Emotional PPE

Happy Monday!

Are you wearing an emotional PPE?



I was watching Brene Brown's special on Netflix yesterday.  This was purely because I was doing my laundry and would like to "watch" something without having to constantly look at the television as I go about my work (so yes, Koreanovela is definitely out).

I watched it once before and somehow I felt like I was watching it for the first time. She is so witty, she was bordering on being a standup comedy act half the time.  Maybe that is part of her vulnerability showing - to make fun of situations, even her own. I highly recommend that you watch it. 

Her talk on vulnerability actually reminded me of a friend telling me recently that I have an emotional PPE (PPE being such a common word nowadays with these virus).  Specifically, he said I was hard to please, that I do not let my real emotions show easily.  Whew! That was hard to swallow.

I fought tooth and nail to explain myself but in the end, as in any conversations like this, I stop to consider.

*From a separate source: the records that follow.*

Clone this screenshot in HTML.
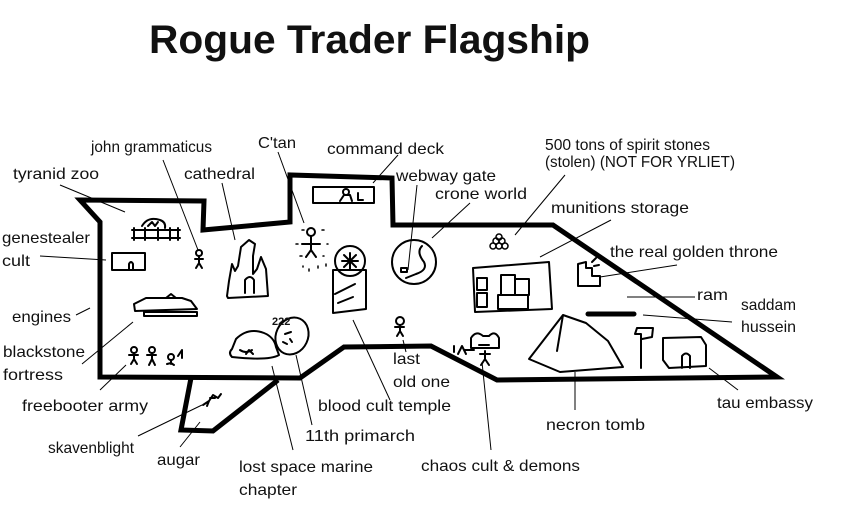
<!DOCTYPE html>
<html><head><meta charset="utf-8"><style>
html,body{margin:0;padding:0;background:#fff;width:846px;height:527px;overflow:hidden}
svg{display:block}
text{font-family:"Liberation Sans",sans-serif;font-size:16px;fill:#111}
</style></head><body>
<svg width="846" height="527" viewBox="0 0 846 527" xmlns="http://www.w3.org/2000/svg">
<text x="149" y="53" style="font-size:40px;font-weight:bold" textLength="441" lengthAdjust="spacingAndGlyphs">Rogue Trader Flagship</text>

<!-- hull -->
<g fill="none" stroke="#000" stroke-width="5" stroke-linejoin="miter">
<polygon points="80,200 204,201 203,230 290,222 290,175 392,178 393,225 553,225 777,377 497,380 431,346 344,347 300,378 100,377 100,222"/>
<polyline points="191,378 181,430 213,431 278,380"/>
</g>

<!-- leader lines -->
<g stroke="#000" stroke-width="1" fill="none">
<line x1="163" y1="160" x2="198" y2="250"/>
<line x1="278" y1="152" x2="304" y2="223"/>
<line x1="398" y1="155" x2="373" y2="183"/>
<line x1="222" y1="183" x2="235" y2="240"/>
<line x1="60" y1="185" x2="125" y2="212"/>
<line x1="417" y1="185" x2="408" y2="270"/>
<line x1="470" y1="203" x2="432" y2="238"/>
<line x1="565" y1="175" x2="515" y2="235"/>
<line x1="611" y1="220" x2="540" y2="257"/>
<line x1="677" y1="265" x2="600" y2="277"/>
<line x1="627" y1="297" x2="695" y2="297"/>
<line x1="643" y1="315" x2="732" y2="322"/>
<line x1="40" y1="256" x2="106" y2="260"/>
<line x1="76" y1="315" x2="90" y2="308"/>
<line x1="82" y1="364" x2="133" y2="322"/>
<line x1="100" y1="390" x2="126" y2="365"/>
<line x1="138" y1="436" x2="202" y2="405"/>
<line x1="180" y1="447" x2="200" y2="422"/>
<line x1="272" y1="366" x2="293" y2="450"/>
<line x1="296" y1="355" x2="312" y2="425"/>
<line x1="353" y1="320" x2="390" y2="400"/>
<line x1="403" y1="340" x2="406" y2="352"/>
<line x1="482" y1="362" x2="491" y2="450"/>
<line x1="575" y1="372" x2="575" y2="410"/>
<line x1="709" y1="368" x2="738" y2="390"/>
</g>

<!-- drawings -->
<g stroke="#000" stroke-width="2" fill="none" stroke-linecap="round" stroke-linejoin="round">
<!-- command deck -->
<rect x="313" y="187" width="61" height="16"/>
<circle cx="346" cy="192" r="3"/><path d="M340 201 l4-6 l6 0 l2 6 M358 193 v7 h5"/>
<!-- tyranid zoo -->
<path d="M132 230 h48 M132 238 h48 M134 228 v12 M145 228 v12 M158 228 v12 M170 228 v12 M178 228 v12 M142 226 q6-10 18-6 q6 2 5 8 M148 226 l4-4 l3 4 l3-4"/>
<!-- genestealer box -->
<path d="M112 253 h33 v17 h-33 z M129 270 v-6 q2-4 4 0 v6"/>
<!-- john -->
<circle cx="199" cy="253" r="3"/><path d="M199 256 v7 M195 259 h8 M199 263 l-3 5 M199 263 l3 5"/>
<!-- cathedral -->
<path d="M227 296 l2-15 l3-17 l3 7 l3-5 l3-19 l8-7 l6 4 l-2 12 l0 18 l4-5 l4-12 l5 12 l2 27 l-40 2 z M245 293 v-13 q5-6 9 0 v13"/>
<!-- C'tan -->
<circle cx="311" cy="232" r="4"/><path d="M311 236 v14 M302 244 h18 M311 250 l-5 7 M311 250 l5 7"/>
<g stroke-width="1.5"><path d="M302 230 h2 M322 230 h2 M296 244 h2 M327 244 h1 M300 256 h2 M323 256 h1 M309 269 v2 M318 266 v2 M303 266 v1 M326 264 v2"/></g>
<!-- blood cult temple -->
<circle cx="350" cy="261" r="15"/><path d="M342 261 h16 M350 253 v16 M344 255 l12 12 M356 255 l-12 12"/>
<path d="M333 270 h33 v39 l-33 4 z M335 294 l20-10 M338 303 l15-6"/>
<!-- crone world -->
<ellipse cx="414" cy="262" rx="22" ry="22"/><path d="M422 246 q-6 6 2 16 q4 8 -8 12 l-10 4 M401 268 h6 v4 h-6 z"/>
<!-- spirit stones -->
<g stroke-width="1.5"><circle cx="493" cy="246" r="3"/><circle cx="499" cy="246" r="3"/><circle cx="505" cy="246" r="3"/><circle cx="496" cy="241" r="3"/><circle cx="502" cy="241" r="3"/><circle cx="499" cy="237" r="3"/></g>
<!-- munitions -->
<path d="M473 268 l76-6 l3 47 l-77 3 z M501 275 h14 v20 h-14 z M515 279 h14 v16 h-14 z M498 295 h30 v14 h-30 z M477 278 h10 v12 h-10 z M477 293 h10 v14 h-10 z"/>
<path d="M586 262 v6 h6 v8 h8 v10 h-22 v-22 z M592 262 l4-4 M594 266 l5-1"/>
<!-- saddam -->
<path d="M588 314 h46" stroke-width="5"/>
<!-- necron pyramid -->
<path d="M529 359 l34-44 l23 8 l22 18 l15 26 l-63 5 z M563 315 l-6 36"/>
<!-- tau -->
<path d="M641 368 v-34 l-6 0 l2-6 h16 l-1 9 l-10 2"/>
<path d="M663 338 l38 -1 l5 8 v21 l-37 2 l-6-8 z M682 368 v-12 q4-5 8 0 v12"/>
<!-- blackstone fortress -->
<path d="M134 304 l12-6 h36 l9 3 l6 8 l-62 2 z M144 312 h53 v4 h-53 z M166 298 l5-4 l5 4"/>
<!-- freebooters -->
<circle cx="134" cy="350" r="3"/><path d="M134 353 v6 M129 355 h9 M134 359 l-3 5 M134 359 l3 5"/>
<circle cx="152" cy="350" r="3"/><path d="M152 353 v6 M147 355 h9 M152 359 l-3 6 M152 359 l3 6"/>
<circle cx="171" cy="357" r="3"/><path d="M171 360 v4 M167 364 l4-1 l3 2 M178 356 l4-6 l0 8"/>
<!-- lost space marine -->
<path d="M232 357 q-4-4 0-8 l4-10 q12-12 28-6 q10 4 12 14 l3 8 q-10 6 -47 2 z M240 350 q6 4 12 0 M246 354 l3-4 l4 4"/>
<ellipse cx="292" cy="336" rx="16" ry="19" transform="rotate(25 292 336)"/>
<path d="M285 334 l6-2 M290 339 l2 3 M283 342 l4 2"/>
<text x="272" y="325" style="font-size:11px;font-weight:bold;font-family:'Liberation Sans',sans-serif" stroke="none" fill="#000">222</text>
<!-- last old one -->
<circle cx="400" cy="321" r="4"/><path d="M400 325 v6 M395 327 h9 M400 331 l-3 5 M400 331 l3 5"/>
<!-- chaos cult -->
<path d="M471 338 q5-8 12-2 l6 0 q6-6 10 2 v10 h-28 z M479 345 h10 M485 351 v8 M480 354 h10 M485 359 l-4 6 M485 359 l4 6 M454 352 v-6 M458 354 l4-8 l4 8 M464 350 h10"/>
<!-- skaven -->
<path d="M203 405 l6-4 l4-6 l5 3 l3-4 M209 401 l-2 5 M210 398 h5"/>
</g>

<!-- labels -->
<text x="91" y="152" textLength="121" lengthAdjust="spacingAndGlyphs">john grammaticus</text>
<text x="258" y="148" textLength="38" lengthAdjust="spacingAndGlyphs">C'tan</text>
<text x="327" y="154" textLength="117" lengthAdjust="spacingAndGlyphs">command deck</text>
<text x="545" y="150" textLength="165" lengthAdjust="spacingAndGlyphs">500 tons of spirit stones</text>
<text x="545" y="167" textLength="190" lengthAdjust="spacingAndGlyphs">(stolen) (NOT FOR YRLIET)</text>
<text x="13" y="179" textLength="86" lengthAdjust="spacingAndGlyphs">tyranid zoo</text>
<text x="184" y="179" textLength="71" lengthAdjust="spacingAndGlyphs">cathedral</text>
<text x="396" y="181" textLength="100" lengthAdjust="spacingAndGlyphs">webway gate</text>
<text x="435" y="199" textLength="92" lengthAdjust="spacingAndGlyphs">crone world</text>
<text x="551" y="213" textLength="138" lengthAdjust="spacingAndGlyphs">munitions storage</text>
<text x="2" y="243" textLength="88" lengthAdjust="spacingAndGlyphs">genestealer</text>
<text x="2" y="266" textLength="28" lengthAdjust="spacingAndGlyphs">cult</text>
<text x="610" y="257" textLength="168" lengthAdjust="spacingAndGlyphs">the real golden throne</text>
<text x="697" y="300" textLength="31" lengthAdjust="spacingAndGlyphs">ram</text>
<text x="741" y="310" textLength="55" lengthAdjust="spacingAndGlyphs">saddam</text>
<text x="741" y="332" textLength="55" lengthAdjust="spacingAndGlyphs">hussein</text>
<text x="12" y="322" textLength="59" lengthAdjust="spacingAndGlyphs">engines</text>
<text x="3" y="357" textLength="82" lengthAdjust="spacingAndGlyphs">blackstone</text>
<text x="3" y="380" textLength="60" lengthAdjust="spacingAndGlyphs">fortress</text>
<text x="393" y="364" textLength="27" lengthAdjust="spacingAndGlyphs">last</text>
<text x="393" y="387" textLength="57" lengthAdjust="spacingAndGlyphs">old one</text>
<text x="22" y="411" textLength="126" lengthAdjust="spacingAndGlyphs">freebooter army</text>
<text x="318" y="411" textLength="133" lengthAdjust="spacingAndGlyphs">blood cult temple</text>
<text x="717" y="408" textLength="96" lengthAdjust="spacingAndGlyphs">tau embassy</text>
<text x="546" y="430" textLength="99" lengthAdjust="spacingAndGlyphs">necron tomb</text>
<text x="305" y="441" textLength="110" lengthAdjust="spacingAndGlyphs">11th primarch</text>
<text x="48" y="453" textLength="86" lengthAdjust="spacingAndGlyphs">skavenblight</text>
<text x="157" y="465" textLength="43" lengthAdjust="spacingAndGlyphs">augar</text>
<text x="421" y="471" textLength="159" lengthAdjust="spacingAndGlyphs">chaos cult &amp; demons</text>
<text x="239" y="472" textLength="134" lengthAdjust="spacingAndGlyphs">lost space marine</text>
<text x="239" y="495" textLength="58" lengthAdjust="spacingAndGlyphs">chapter</text>
</svg>
</body></html>
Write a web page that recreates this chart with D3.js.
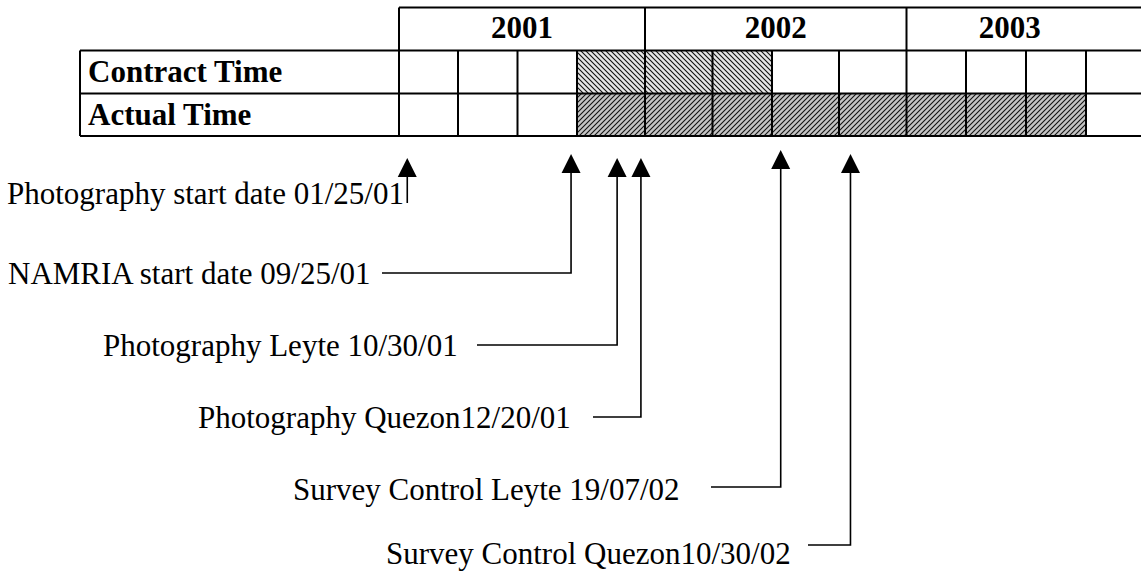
<!DOCTYPE html>
<html>
<head>
<meta charset="utf-8">
<script src="https://cdn.jsdelivr.net/npm/d3@7"></script>
<style>
  body { margin: 0; background: #fff; }
  text { font-family: "Liberation Serif", "Times New Roman", serif; fill: #000; }
</style>
</head>
<body>
<div id="chart"></div>
<script>
// Data
//==============================================================
var years = ["2001", "2002", "2003"];
var quartersPerYear = 4;
var rowNames = ["Contract Time", "Actual Time"];
// quarter index (0 = Q1 2001) where each bar starts and ends
var contractSpan = [3, 6];
var actualSpan = [3, 11];

var eventLabels = [
    "Photography start date 01/25/01",
    "NAMRIA start date 09/25/01",
    "Photography Leyte 10/30/01",
    "Photography Quezon12/20/01",
    "Survey Control Leyte 19/07/02",
    "Survey Control Quezon10/30/02"
];
// where each arrow was drawn, in quarters from the start of 2001
var eventPos = [0.14, 2.90, 3.59, 3.94, 6.13, 7.17];

// Layout
//==============================================================
var svgWidth = 1141;
var svgHeight = 571;

// word table column edges (uneven widths, last column runs off the page)
var colEdges = [399, 458, 517.5, 577, 645, 712.5, 772, 839, 906.5, 966, 1026, 1086, 1146];
var tableLeft = 80;
var rowEdges = [7.5, 50.5, 93.5, 136];

// event text rows
var labelX = [7, 8, 103, 198, 293, 386];
var labelY = [204, 284, 356, 428, 500, 564];
var leaderY = [null, 273, 345, 417, 487, 545];
var leaderStart = [null, 382, 477, 593, 711, 808];
var tipY = [158, 154, 158, 158, 150, 154];
var stemBottom = [203, null, null, null, null, null];

var svg = d3.select("#chart")
    .append("svg")
    .attr("width", svgWidth)
    .attr("height", svgHeight);

var nQ = years.length * quartersPerYear;
var x = d3.scaleLinear()
    .domain(d3.range(nQ + 1))
    .range(colEdges);

var yRow = d3.scaleOrdinal()
    .domain(["header"].concat(rowNames))
    .range([0, 1, 2]);

// hatch patterns
var defs = svg.append("defs");
var pc = defs.append("pattern")
    .attr("id", "hatchContract")
    .attr("patternUnits", "userSpaceOnUse")
    .attr("width", 5).attr("height", 5);
pc.append("rect").attr("width", 5).attr("height", 5).attr("fill", "#e6e6e6");
pc.append("path")
    .attr("d", "M-1,-1 L6,6 M-1,4 L1,6 M4,-1 L6,1")
    .attr("stroke", "#111").attr("stroke-width", 1.1);

var pa = defs.append("pattern")
    .attr("id", "hatchActual")
    .attr("patternUnits", "userSpaceOnUse")
    .attr("width", 5).attr("height", 5);
pa.append("rect").attr("width", 5).attr("height", 5).attr("fill", "#c4c4c4");
pa.append("path")
    .attr("d", "M-1,6 L6,-1 M-1,1 L1,-1 M4,6 L6,4")
    .attr("stroke", "#111").attr("stroke-width", 1.1);

var table = svg.append("g");

// shaded cells
var bars = [
    { row: "Contract Time", span: contractSpan, fill: "url(#hatchContract)" },
    { row: "Actual Time", span: actualSpan, fill: "url(#hatchActual)" }
];
table.selectAll("rect.bar")
    .data(bars)
    .enter()
    .append("rect")
    .attr("class", "bar")
    .attr("x", d => x(d.span[0]))
    .attr("width", d => x(d.span[1]) - x(d.span[0]))
    .attr("y", d => rowEdges[yRow(d.row)])
    .attr("height", d => rowEdges[yRow(d.row) + 1] - rowEdges[yRow(d.row)])
    .attr("fill", d => d.fill);

// grid lines
var lineStyle = function(sel) {
    sel.attr("stroke", "#000").attr("stroke-width", 2).attr("fill", "none");
};
// horizontal lines
table.append("line").call(lineStyle)
    .attr("x1", x(0)).attr("x2", x(nQ)).attr("y1", rowEdges[0]).attr("y2", rowEdges[0]);
rowEdges.slice(1).forEach(function(yy) {
    table.append("line").call(lineStyle)
        .attr("x1", tableLeft).attr("x2", x(nQ)).attr("y1", yy).attr("y2", yy);
});
// left border of label column
table.append("line").call(lineStyle)
    .attr("x1", tableLeft).attr("x2", tableLeft).attr("y1", rowEdges[1]).attr("y2", rowEdges[3]);
// year dividers
d3.range(years.length).forEach(function(i) {
    var xx = x(i * quartersPerYear);
    table.append("line").call(lineStyle)
        .attr("x1", xx).attr("x2", xx).attr("y1", rowEdges[0]).attr("y2", rowEdges[3]);
});
// quarter dividers
d3.range(nQ).forEach(function(q) {
    if (q % quartersPerYear === 0) return;
    table.append("line").call(lineStyle)
        .attr("x1", x(q)).attr("x2", x(q)).attr("y1", rowEdges[1]).attr("y2", rowEdges[3]);
});

// year labels
table.selectAll("text.year")
    .data(years)
    .enter()
    .append("text")
    .attr("class", "year")
    .attr("x", (d, i) => (x(i * quartersPerYear) + x(Math.min((i + 1) * quartersPerYear, nQ - 0.55))) / 2)
    .attr("y", 38)
    .attr("text-anchor", "middle")
    .style("font-weight", "bold")
    .style("font-size", "31px")
    .text(d => d);

// row labels
table.selectAll("text.row")
    .data(rowNames)
    .enter()
    .append("text")
    .attr("class", "row")
    .attr("x", tableLeft + 8)
    .attr("y", d => rowEdges[yRow(d)] + 31)
    .style("font-weight", "bold")
    .style("font-size", "31px")
    .text(d => d);

// event arrows
var events = eventLabels.map(function(label, i) {
    return { label: label, pos: eventPos[i], i: i };
});

var ev = svg.append("g");

ev.selectAll("text.event")
    .data(events)
    .enter()
    .append("text")
    .attr("class", "event")
    .attr("x", d => labelX[d.i])
    .attr("y", d => labelY[d.i])
    .style("font-size", "31px")
    .text(d => d.label);

// stems + leaders
ev.selectAll("path.stem")
    .data(events)
    .enter()
    .append("path")
    .attr("class", "stem")
    .attr("fill", "none")
    .attr("stroke", "#000")
    .attr("stroke-width", 1.6)
    .attr("d", function(d) {
        var xx = x(d.pos);
        var top = tipY[d.i] + 16;
        if (leaderY[d.i] === null) {
            return "M" + xx + "," + top + " L" + xx + "," + stemBottom[d.i];
        }
        return "M" + xx + "," + top + " L" + xx + "," + leaderY[d.i] + " L" + leaderStart[d.i] + "," + leaderY[d.i];
    });

// arrow heads
ev.selectAll("path.head")
    .data(events)
    .enter()
    .append("path")
    .attr("class", "head")
    .attr("fill", "#000")
    .attr("d", function(d) {
        var xx = x(d.pos);
        var t = tipY[d.i];
        return "M" + xx + "," + t + " L" + (xx + 9.5) + "," + (t + 19) + " L" + (xx - 9.5) + "," + (t + 19) + " Z";
    });
</script>
</body>
</html>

If I were wearing an emotional PPE, what would I look like?
  1. I would not want my feelings to show, in fear of not being reciprocated or feeling like I am the only one feeling that way over a situation. 
  2. I would always cast a doubt on other people's intentions for doing what they do. Never too careful.
  3. I would not tell things as they are so that I do not have to deal with the consequences later. 
  4. I would not want to be shamed, ridiculed, made fun of.    
  5. I would "engineer smallness" so as not to catch attention.   
Holy Sh#T! Brene, help!

Let's look back at some pointers Brene gave in her talk: 
  1. Getting into the arena.  She said, whatever it is that you want to do and say that you most likely will fail at, do and say it anyway.  You will never know unless you try.  Moreover, only the opinion of those who are actually  in the arena with you should matter. 
  2. It takes courage to be joyful. It takes vulnerability to be courageous. Giving joy a chance means that you are giving your self the permission to risk failing hard, being hurt badly, and being shamed. Why? Because otherwise, you'd always be afraid
  3. The opposite of belonging is fitting in.  Fitting in is abandoning yourself because you are afraid you will not be accepted. Belonging is embracing yourself because the very qualities that makes you different is the one that people around you love.  Stay true. 
As I was already told, we are already on a global reset.   Everybody is figuring things out. Pantay pantay na tayo ulit. We "below".  Time to grow up!